▸ JOB
Restate the whole listing word for word. Pictures are left out.

--- --- ---

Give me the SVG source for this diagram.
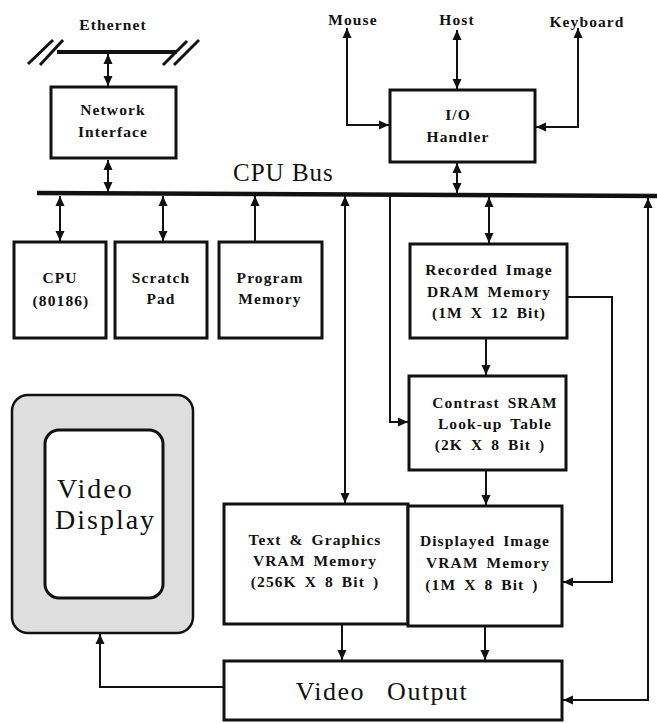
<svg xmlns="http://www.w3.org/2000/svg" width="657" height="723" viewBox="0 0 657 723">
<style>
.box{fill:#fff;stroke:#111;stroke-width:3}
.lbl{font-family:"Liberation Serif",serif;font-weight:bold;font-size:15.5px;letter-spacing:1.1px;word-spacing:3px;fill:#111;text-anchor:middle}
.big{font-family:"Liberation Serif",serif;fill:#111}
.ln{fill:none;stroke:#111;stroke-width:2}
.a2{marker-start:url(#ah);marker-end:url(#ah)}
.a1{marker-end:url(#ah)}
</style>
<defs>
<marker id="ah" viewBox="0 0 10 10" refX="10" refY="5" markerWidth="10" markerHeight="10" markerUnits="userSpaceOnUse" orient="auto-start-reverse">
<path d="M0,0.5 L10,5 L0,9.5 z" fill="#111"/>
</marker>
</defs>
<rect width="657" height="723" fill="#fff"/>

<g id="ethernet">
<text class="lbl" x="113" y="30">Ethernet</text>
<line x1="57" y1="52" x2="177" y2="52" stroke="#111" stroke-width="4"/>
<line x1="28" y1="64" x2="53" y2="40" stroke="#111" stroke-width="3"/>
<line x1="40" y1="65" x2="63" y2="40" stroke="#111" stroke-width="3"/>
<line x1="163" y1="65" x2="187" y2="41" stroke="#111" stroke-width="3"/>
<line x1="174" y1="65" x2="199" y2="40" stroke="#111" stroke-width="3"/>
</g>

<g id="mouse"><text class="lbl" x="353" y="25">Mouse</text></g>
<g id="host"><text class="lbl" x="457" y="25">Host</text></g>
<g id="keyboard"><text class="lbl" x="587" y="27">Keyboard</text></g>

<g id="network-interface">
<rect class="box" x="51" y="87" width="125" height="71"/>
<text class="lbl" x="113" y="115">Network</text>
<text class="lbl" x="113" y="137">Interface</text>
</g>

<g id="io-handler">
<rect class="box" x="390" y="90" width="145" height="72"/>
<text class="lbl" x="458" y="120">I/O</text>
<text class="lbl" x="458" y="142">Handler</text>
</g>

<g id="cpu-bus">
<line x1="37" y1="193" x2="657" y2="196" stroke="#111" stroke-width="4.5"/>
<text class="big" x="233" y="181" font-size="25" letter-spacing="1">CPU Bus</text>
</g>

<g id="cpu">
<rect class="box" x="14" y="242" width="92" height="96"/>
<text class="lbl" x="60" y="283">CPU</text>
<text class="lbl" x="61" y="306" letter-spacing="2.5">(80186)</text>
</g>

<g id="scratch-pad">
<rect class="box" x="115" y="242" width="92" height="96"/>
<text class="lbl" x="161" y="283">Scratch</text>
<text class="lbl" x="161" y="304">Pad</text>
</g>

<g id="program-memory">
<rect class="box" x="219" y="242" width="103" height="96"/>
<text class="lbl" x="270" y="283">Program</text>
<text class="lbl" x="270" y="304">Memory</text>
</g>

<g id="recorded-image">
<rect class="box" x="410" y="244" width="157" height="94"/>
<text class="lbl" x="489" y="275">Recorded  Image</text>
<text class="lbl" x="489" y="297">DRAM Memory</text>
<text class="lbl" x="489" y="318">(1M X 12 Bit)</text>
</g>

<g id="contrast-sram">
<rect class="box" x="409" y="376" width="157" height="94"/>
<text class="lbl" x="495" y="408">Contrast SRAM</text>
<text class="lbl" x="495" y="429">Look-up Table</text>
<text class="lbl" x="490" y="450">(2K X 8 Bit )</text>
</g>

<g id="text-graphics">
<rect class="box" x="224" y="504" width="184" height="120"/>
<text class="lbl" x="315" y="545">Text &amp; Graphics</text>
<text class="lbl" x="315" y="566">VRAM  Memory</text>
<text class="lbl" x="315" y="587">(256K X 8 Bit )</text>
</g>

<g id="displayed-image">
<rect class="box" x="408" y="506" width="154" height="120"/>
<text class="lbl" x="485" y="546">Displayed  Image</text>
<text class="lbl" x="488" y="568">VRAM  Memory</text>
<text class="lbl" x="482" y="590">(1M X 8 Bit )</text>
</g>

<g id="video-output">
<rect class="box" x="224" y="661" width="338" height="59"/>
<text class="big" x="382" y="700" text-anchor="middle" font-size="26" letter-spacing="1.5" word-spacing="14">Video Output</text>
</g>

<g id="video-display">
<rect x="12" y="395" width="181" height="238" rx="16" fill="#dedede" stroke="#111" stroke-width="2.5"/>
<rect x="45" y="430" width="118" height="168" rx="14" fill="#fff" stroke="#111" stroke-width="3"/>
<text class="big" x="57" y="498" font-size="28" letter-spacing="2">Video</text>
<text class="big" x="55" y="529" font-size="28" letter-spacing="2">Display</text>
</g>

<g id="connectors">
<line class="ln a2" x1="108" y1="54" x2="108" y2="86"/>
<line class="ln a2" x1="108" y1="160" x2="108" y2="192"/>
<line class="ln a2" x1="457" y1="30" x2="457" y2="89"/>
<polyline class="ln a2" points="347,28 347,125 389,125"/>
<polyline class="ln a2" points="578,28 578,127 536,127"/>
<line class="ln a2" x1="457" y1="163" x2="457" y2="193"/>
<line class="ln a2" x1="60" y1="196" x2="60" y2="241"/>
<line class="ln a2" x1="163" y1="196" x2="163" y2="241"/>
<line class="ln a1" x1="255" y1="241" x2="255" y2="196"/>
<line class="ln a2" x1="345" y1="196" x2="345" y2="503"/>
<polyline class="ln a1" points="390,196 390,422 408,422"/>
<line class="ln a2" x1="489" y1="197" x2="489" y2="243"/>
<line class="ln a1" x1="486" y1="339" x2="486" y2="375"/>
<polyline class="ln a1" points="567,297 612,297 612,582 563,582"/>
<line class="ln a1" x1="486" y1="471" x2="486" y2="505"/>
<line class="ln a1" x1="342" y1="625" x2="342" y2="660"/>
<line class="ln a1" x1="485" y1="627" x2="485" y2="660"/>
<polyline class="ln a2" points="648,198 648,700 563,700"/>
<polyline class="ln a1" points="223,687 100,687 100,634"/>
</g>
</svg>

--- --- ---

▸ TASK RESULT
Give me the SVG source for this diagram.
<svg xmlns="http://www.w3.org/2000/svg" width="657" height="723" viewBox="0 0 657 723">
<style>
.box{fill:#fff;stroke:#111;stroke-width:3}
.lbl{font-family:"Liberation Serif",serif;font-weight:bold;font-size:15.5px;letter-spacing:1.1px;word-spacing:3px;fill:#111;text-anchor:middle}
.big{font-family:"Liberation Serif",serif;fill:#111}
.ln{fill:none;stroke:#111;stroke-width:2}
.a2{marker-start:url(#ah);marker-end:url(#ah)}
.a1{marker-end:url(#ah)}
</style>
<defs>
<marker id="ah" viewBox="0 0 10 10" refX="10" refY="5" markerWidth="10" markerHeight="10" markerUnits="userSpaceOnUse" orient="auto-start-reverse">
<path d="M0,0.5 L10,5 L0,9.5 z" fill="#111"/>
</marker>
</defs>
<rect width="657" height="723" fill="#fff"/>

<g id="ethernet">
<text class="lbl" x="113" y="30">Ethernet</text>
<line x1="57" y1="52" x2="177" y2="52" stroke="#111" stroke-width="4"/>
<line x1="28" y1="64" x2="53" y2="40" stroke="#111" stroke-width="3"/>
<line x1="40" y1="65" x2="63" y2="40" stroke="#111" stroke-width="3"/>
<line x1="163" y1="65" x2="187" y2="41" stroke="#111" stroke-width="3"/>
<line x1="174" y1="65" x2="199" y2="40" stroke="#111" stroke-width="3"/>
</g>

<g id="mouse"><text class="lbl" x="353" y="25">Mouse</text></g>
<g id="host"><text class="lbl" x="457" y="25">Host</text></g>
<g id="keyboard"><text class="lbl" x="587" y="27">Keyboard</text></g>

<g id="network-interface">
<rect class="box" x="51" y="87" width="125" height="71"/>
<text class="lbl" x="113" y="115">Network</text>
<text class="lbl" x="113" y="137">Interface</text>
</g>

<g id="io-handler">
<rect class="box" x="390" y="90" width="145" height="72"/>
<text class="lbl" x="458" y="120">I/O</text>
<text class="lbl" x="458" y="142">Handler</text>
</g>

<g id="cpu-bus">
<line x1="37" y1="193" x2="657" y2="196" stroke="#111" stroke-width="4.5"/>
<text class="big" x="233" y="181" font-size="25" letter-spacing="1">CPU Bus</text>
</g>

<g id="cpu">
<rect class="box" x="14" y="242" width="92" height="96"/>
<text class="lbl" x="60" y="283">CPU</text>
<text class="lbl" x="61" y="306" letter-spacing="2.5">(80186)</text>
</g>

<g id="scratch-pad">
<rect class="box" x="115" y="242" width="92" height="96"/>
<text class="lbl" x="161" y="283">Scratch</text>
<text class="lbl" x="161" y="304">Pad</text>
</g>

<g id="program-memory">
<rect class="box" x="219" y="242" width="103" height="96"/>
<text class="lbl" x="270" y="283">Program</text>
<text class="lbl" x="270" y="304">Memory</text>
</g>

<g id="recorded-image">
<rect class="box" x="410" y="244" width="157" height="94"/>
<text class="lbl" x="489" y="275">Recorded  Image</text>
<text class="lbl" x="489" y="297">DRAM Memory</text>
<text class="lbl" x="489" y="318">(1M X 12 Bit)</text>
</g>

<g id="contrast-sram">
<rect class="box" x="409" y="376" width="157" height="94"/>
<text class="lbl" x="495" y="408">Contrast SRAM</text>
<text class="lbl" x="495" y="429">Look-up Table</text>
<text class="lbl" x="490" y="450">(2K X 8 Bit )</text>
</g>

<g id="text-graphics">
<rect class="box" x="224" y="504" width="184" height="120"/>
<text class="lbl" x="315" y="545">Text &amp; Graphics</text>
<text class="lbl" x="315" y="566">VRAM  Memory</text>
<text class="lbl" x="315" y="587">(256K X 8 Bit )</text>
</g>

<g id="displayed-image">
<rect class="box" x="408" y="506" width="154" height="120"/>
<text class="lbl" x="485" y="546">Displayed  Image</text>
<text class="lbl" x="488" y="568">VRAM  Memory</text>
<text class="lbl" x="482" y="590">(1M X 8 Bit )</text>
</g>

<g id="video-output">
<rect class="box" x="224" y="661" width="338" height="59"/>
<text class="big" x="382" y="700" text-anchor="middle" font-size="26" letter-spacing="1.5" word-spacing="14">Video Output</text>
</g>

<g id="video-display">
<rect x="12" y="395" width="181" height="238" rx="16" fill="#dedede" stroke="#111" stroke-width="2.5"/>
<rect x="45" y="430" width="118" height="168" rx="14" fill="#fff" stroke="#111" stroke-width="3"/>
<text class="big" x="57" y="498" font-size="28" letter-spacing="2">Video</text>
<text class="big" x="55" y="529" font-size="28" letter-spacing="2">Display</text>
</g>

<g id="connectors">
<line class="ln a2" x1="108" y1="54" x2="108" y2="86"/>
<line class="ln a2" x1="108" y1="160" x2="108" y2="192"/>
<line class="ln a2" x1="457" y1="30" x2="457" y2="89"/>
<polyline class="ln a2" points="347,28 347,125 389,125"/>
<polyline class="ln a2" points="578,28 578,127 536,127"/>
<line class="ln a2" x1="457" y1="163" x2="457" y2="193"/>
<line class="ln a2" x1="60" y1="196" x2="60" y2="241"/>
<line class="ln a2" x1="163" y1="196" x2="163" y2="241"/>
<line class="ln a1" x1="255" y1="241" x2="255" y2="196"/>
<line class="ln a2" x1="345" y1="196" x2="345" y2="503"/>
<polyline class="ln a1" points="390,196 390,422 408,422"/>
<line class="ln a2" x1="489" y1="197" x2="489" y2="243"/>
<line class="ln a1" x1="486" y1="339" x2="486" y2="375"/>
<polyline class="ln a1" points="567,297 612,297 612,582 563,582"/>
<line class="ln a1" x1="486" y1="471" x2="486" y2="505"/>
<line class="ln a1" x1="342" y1="625" x2="342" y2="660"/>
<line class="ln a1" x1="485" y1="627" x2="485" y2="660"/>
<polyline class="ln a2" points="648,198 648,700 563,700"/>
<polyline class="ln a1" points="223,687 100,687 100,634"/>
</g>
</svg>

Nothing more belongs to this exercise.